==== Available data

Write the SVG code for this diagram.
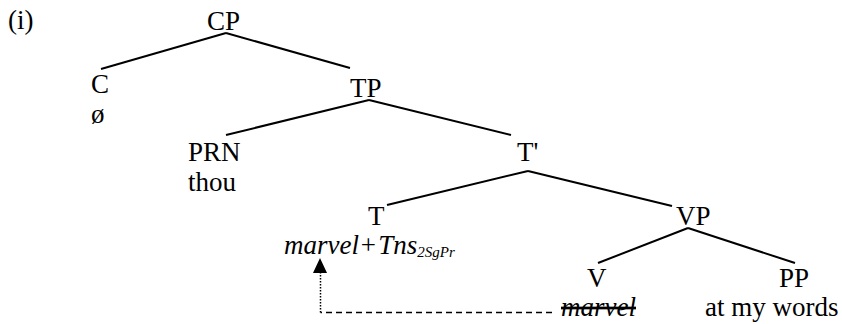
<svg xmlns="http://www.w3.org/2000/svg" width="842" height="324" viewBox="0 0 842 324">
<defs>
<style>
text{font-family:'Liberation Serif','Times New Roman',Times,serif;font-size:27px;fill:#000}
.it{font-style:italic}
.sub{font-size:15px;font-style:italic}
.edge{stroke:#000;stroke-width:2;fill:none}
.dash{stroke:#000;stroke-width:1.5;fill:none;stroke-dasharray:6 4}
.dot{stroke:#000;stroke-width:1.5;fill:none;stroke-dasharray:1.5 1.5}
</style>
</defs>
<text x="8" y="29">(i)</text>
<g id="connectors">
<line class="edge" x1="226" y1="33" x2="101" y2="69"/>
<line class="edge" x1="226" y1="33" x2="350" y2="68"/>
<line class="edge" x1="369" y1="100" x2="226" y2="135"/>
<line class="edge" x1="369" y1="100" x2="511" y2="135"/>
<line class="edge" x1="528" y1="171" x2="387" y2="205"/>
<line class="edge" x1="528" y1="171" x2="672" y2="206"/>
<line class="edge" x1="688" y1="228" x2="598" y2="263"/>
<line class="edge" x1="688" y1="228" x2="795" y2="263"/>
<polyline class="dash" points="552,312.5 320.5,312.5"/>
<line class="dot" x1="320.5" y1="312.5" x2="320.5" y2="273"/>
<path d="M320,258 L313,273 L327,273 z" fill="#000"/>
</g>
<g id="CP"><text x="207" y="30">CP</text></g>
<g id="C"><text x="91" y="93">C</text><text x="91" y="123">ø</text></g>
<g id="TP"><text x="350" y="97">TP</text></g>
<g id="PRN"><text x="188" y="161">PRN</text><text x="188" y="191">thou</text></g>
<g id="Tbar"><text x="517" y="161">T'</text></g>
<g id="T"><text x="368" y="225">T</text><text x="284" y="254" class="it">marvel+<tspan dx="1">Tns</tspan><tspan class="sub" dy="3">2SgPr</tspan></text></g>
<g id="VP"><text x="676" y="225">VP</text></g>
<g id="V"><text x="587" y="287">V</text><text x="561" y="316" class="it" text-decoration="line-through">marvel</text></g>
<g id="PP"><text x="779" y="287">PP</text><text x="705" y="316">at my words</text></g>
</svg>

========

Work instructions:
Pictures excluded, quote all the data above exactly.

Expected answer:
Write the SVG code for this diagram.
<svg xmlns="http://www.w3.org/2000/svg" width="842" height="324" viewBox="0 0 842 324">
<defs>
<style>
text{font-family:'Liberation Serif','Times New Roman',Times,serif;font-size:27px;fill:#000}
.it{font-style:italic}
.sub{font-size:15px;font-style:italic}
.edge{stroke:#000;stroke-width:2;fill:none}
.dash{stroke:#000;stroke-width:1.5;fill:none;stroke-dasharray:6 4}
.dot{stroke:#000;stroke-width:1.5;fill:none;stroke-dasharray:1.5 1.5}
</style>
</defs>
<text x="8" y="29">(i)</text>
<g id="connectors">
<line class="edge" x1="226" y1="33" x2="101" y2="69"/>
<line class="edge" x1="226" y1="33" x2="350" y2="68"/>
<line class="edge" x1="369" y1="100" x2="226" y2="135"/>
<line class="edge" x1="369" y1="100" x2="511" y2="135"/>
<line class="edge" x1="528" y1="171" x2="387" y2="205"/>
<line class="edge" x1="528" y1="171" x2="672" y2="206"/>
<line class="edge" x1="688" y1="228" x2="598" y2="263"/>
<line class="edge" x1="688" y1="228" x2="795" y2="263"/>
<polyline class="dash" points="552,312.5 320.5,312.5"/>
<line class="dot" x1="320.5" y1="312.5" x2="320.5" y2="273"/>
<path d="M320,258 L313,273 L327,273 z" fill="#000"/>
</g>
<g id="CP"><text x="207" y="30">CP</text></g>
<g id="C"><text x="91" y="93">C</text><text x="91" y="123">ø</text></g>
<g id="TP"><text x="350" y="97">TP</text></g>
<g id="PRN"><text x="188" y="161">PRN</text><text x="188" y="191">thou</text></g>
<g id="Tbar"><text x="517" y="161">T'</text></g>
<g id="T"><text x="368" y="225">T</text><text x="284" y="254" class="it">marvel+<tspan dx="1">Tns</tspan><tspan class="sub" dy="3">2SgPr</tspan></text></g>
<g id="VP"><text x="676" y="225">VP</text></g>
<g id="V"><text x="587" y="287">V</text><text x="561" y="316" class="it" text-decoration="line-through">marvel</text></g>
<g id="PP"><text x="779" y="287">PP</text><text x="705" y="316">at my words</text></g>
</svg>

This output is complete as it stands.